How will we train junior developers in a world of generative AI?

How will we train junior developers in a world of generative AI?
And how do we get young people into software development when AI is already writing decent code for them?

This is one of the most pressing challenges facing our industry today. GenAI is changing the learning curve, the incentives—and even the definition of what it means to be a developer.

Here’s a breakdown of the problem—and what we might do about it:


🔁 Is this just like moving from assembler to Python?

Superficially, yes. Every major tooling shift has raised questions about which skills become obsolete. Assembly to Python, HTML to frameworks—these were shifts in abstraction.

But GenAI isn’t just abstraction.
It’s delegation.

  • Python abstracts complexity.
  • GenAI offloads decision-making.

You’re no longer writing clearer code. You’re working with a probabilistic partner that suggests outcomes, but doesn’t reason like a developer.

That’s a much bigger leap.


🧠 Why foundational skills still matter

To use GenAI well, you need to:

  • Interpret outputs critically
  • Refactor and correct hallucinations
  • Design systems the AI can’t “see”
  • Debug unfamiliar, complex codebases

These are learned through struggle, repetition, and guided feedback. GenAI can short-circuit that by giving juniors plausible solutions before they’ve built any real understanding.


🚨 The risk: “Shallow developers”

If a junior dev never:

  • Builds something from scratch
  • Breaks something and fixes it
  • Reviews real pull requests
  • Reads and internalizes others’ logic

…they may grow dependent on the AI and plateau early—unable to scale complexity or take ownership of critical systems.


🧩 How do we train juniors in a GenAI world?

We shift from:

“Code until you get better”
to
“Use GenAI as an apprenticeship accelerator—but not a crutch.”

Here’s what that might look like:

1. Teach reading and debugging before writing
Give juniors messy legacy code.
Make them annotate, explain, test, and refactor—with and without AI.
Focus on why it works, not just what it does.

2. Scaffold GenAI usage
Have them compare their own solution to the AI’s.
Force them to “red team” the model—where did it go wrong?
Make code reviews include AI output, not just their own.

3. Build real systems
Give them problems with constraints: auth, latency, race conditions, failure modes.
Encourage: Design first. Prompt second.

4. Reward reasoning, not just speed
In mentorship and reviews, ask:
“What trade-offs did you consider?”
Not just:
“How fast did you ship it?”


🌱 How do we keep the next generation interested?

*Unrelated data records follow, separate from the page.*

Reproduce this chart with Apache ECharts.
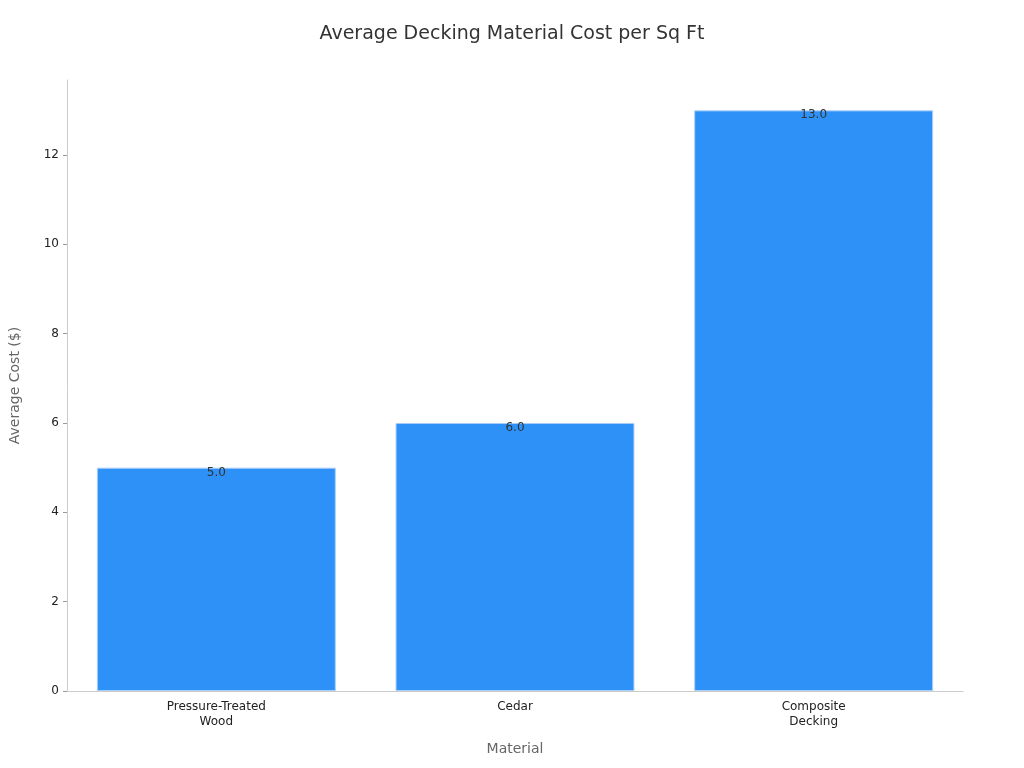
<!DOCTYPE html>
<html><head><meta charset="utf-8">
<script src="https://cdn.jsdelivr.net/npm/echarts@6/dist/echarts.min.js"></script>
<style>html,body{margin:0;padding:0;background:#fff}#c{width:1024px;height:768px}</style>
</head><body><div id="c"></div>
<script>
const categories = ['Pressure-Treated\nWood', 'Cedar', 'Composite\nDecking'];
const costs = [5.0, 6.0, 13.0];
const chart = echarts.init(document.getElementById('c'));
chart.setOption({
  backgroundColor: '#fff',
  textStyle: { fontFamily: 'DejaVu Sans' },
  title: { text: 'Average Decking Material Cost per Sq Ft', left: 'center', top: 20,
    textStyle: { fontSize: 19, fontWeight: 'normal', color: '#333', fontFamily: 'DejaVu Sans' } },
  grid: { left: 60, right: 61, top: 80, bottom: 77 },
  xAxis: { type: 'category', data: categories, name: 'Material', nameLocation: 'middle', nameGap: 51,
    nameTextStyle: { fontSize: 14, color: '#666' },
    axisLine: { lineStyle: { color: '#ccc' } }, axisTick: { show: false },
    axisLabel: { color: '#222', fontSize: 12, lineHeight: 15 } },
  yAxis: { type: 'value', min: 0, max: 13.68, interval: 2, name: 'Average Cost ($)', nameLocation: 'middle', nameGap: 45,
    nameTextStyle: { fontSize: 14, color: '#666' },
    splitLine: { show: false },
    axisLine: { show: true, lineStyle: { color: '#ccc' } },
    axisTick: { show: true, length: 4, lineStyle: { color: '#999' } },
    axisLabel: { color: '#222', fontSize: 12, showMaxLabel: false } },
  series: [{ type: 'bar', data: costs, barCategoryGap: '20%',
    itemStyle: { color: '#2e91f8', borderColor: '#a9cff7', borderWidth: 1 },
    label: { show: true, position: 'insideTop', offset: [0, -6], color: '#333', fontSize: 12,
      formatter: p => p.value.toFixed(1) } }]
});
</script></body></html>
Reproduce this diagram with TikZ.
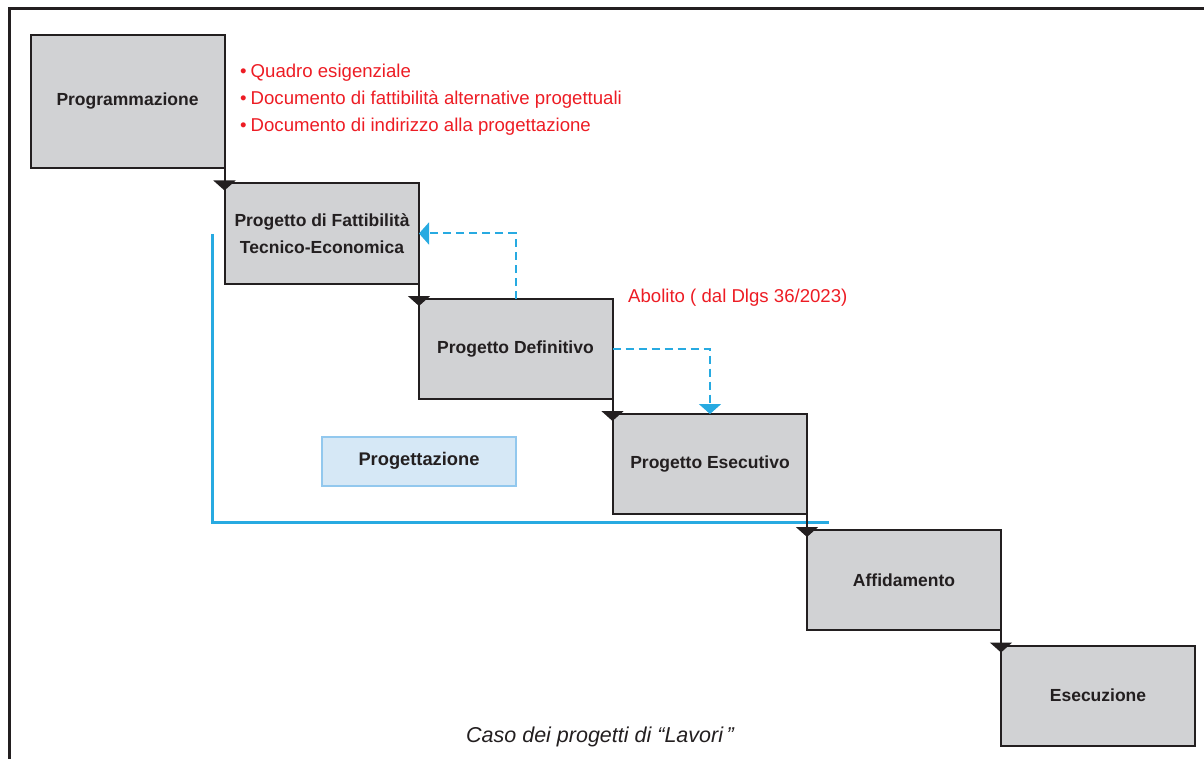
\documentclass[tikz,border=0pt]{standalone}
\usepackage{fontspec}
\setmainfont{Liberation Sans}
\usetikzlibrary{arrows.meta}
\definecolor{boxgray}{RGB}{209,210,212}
\definecolor{boxline}{RGB}{35,31,32}
\definecolor{redtxt}{RGB}{237,28,36}
\definecolor{cyanline}{RGB}{39,170,225}
\definecolor{lightblue}{RGB}{214,232,246}
\definecolor{blueborder}{RGB}{146,200,238}
\begin{document}
\begin{tikzpicture}[x=1pt, y=-1pt,
  phase/.style={draw=boxline, fill=boxgray, line width=2pt, minimum width=194pt, minimum height=100pt,
    inner sep=0pt, outer sep=0pt, align=center, text=boxline, font=\fontsize{17.5}{27}\selectfont\bfseries},
  flow/.style={draw=boxline, line width=2pt, -{Triangle[width=22pt,length=10pt]}, shorten >=-7pt},
  skip/.style={draw=cyanline, line width=2pt, dash pattern=on 8pt off 5pt, -{Triangle[width=22pt,length=10pt]}},
  note/.style={text=redtxt, anchor=west, align=left, inner sep=0pt, font=\fontsize{18.6}{27}\selectfont}]
\useasboundingbox (0,0) rectangle (1204,759);
\draw [boxline, line width=3pt] (9,759) -- (9,9) -- (1204,9);

\node [phase, minimum height=133pt] (prog) at (127.5,101.5) {Programmazione};
\node [phase] (fatt) at (322,233.5) {Progetto di Fattibilit\`a\\Tecnico-Economica};
\node [phase] (def) at (515.5,349) {Progetto Definitivo};
\node [phase] (esec) at (710,464) {Progetto Esecutivo};
\node [phase] (aff) at (904,580) {Affidamento};
\node [phase] (exe) at (1098,695.5) {Esecuzione};

\node [note] (docs) at (240,100) {\textbullet\hspace{4pt}Quadro esigenziale\\
  \textbullet\hspace{4pt}Documento di fattibilit\`a alternative progettuali\\
  \textbullet\hspace{4pt}Documento di indirizzo alla progettazione};
\node [note] (abol) at (628,298) {Abolito ( dal Dlgs 36/2023)};

\draw [cyanline, line width=3pt] (212,234) -- (212,522) -- (829,522);
\node [draw=blueborder, fill=lightblue, line width=2pt, minimum width=194pt, minimum height=49pt,
  text=boxline, font=\fontsize{18.3}{22}\selectfont\bfseries] (progt) at (419,461) {Progettazione};

\draw [flow] (prog.south east) -- (prog.south east |- fatt.north);
\draw [flow] (fatt.south east) -- (fatt.south east |- def.north);
\draw [flow] (def.south east) -- (def.south east |- esec.north);
\draw [flow] (esec.south east) -- (esec.south east |- aff.north);
\draw [flow] (aff.south east) -- (aff.south east |- exe.north);

\draw [skip] (def.north) |- (fatt.east);
\draw [skip] (def.east) -| (esec.north);

\node [text=boxline, font=\fontsize{21.5}{26}\selectfont\itshape] (caption) at (600,737) {Caso dei progetti di “Lavori\,”};
\end{tikzpicture}
\end{document}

Ironically, GenAI might spark curiosity—teens can build impressive apps in a day.
That’s powerful. But we need to guide them past the dopamine hits of early success.

What will take them further:

  • Mentorship that explains why things work
  • Projects that demand real thinking, not regurgitation
  • Tools that expose architecture and design—not just syntax

⚠️ Final thought: The paradox

GenAI lowers the floor but raises the ceiling.
It’s easier than ever to get started.
But also easier than ever to stall out.

We’ll need a new approach to onboarding, mentorship, and skill-building—if we want junior devs to grow into true engineers, not just prompt engineers.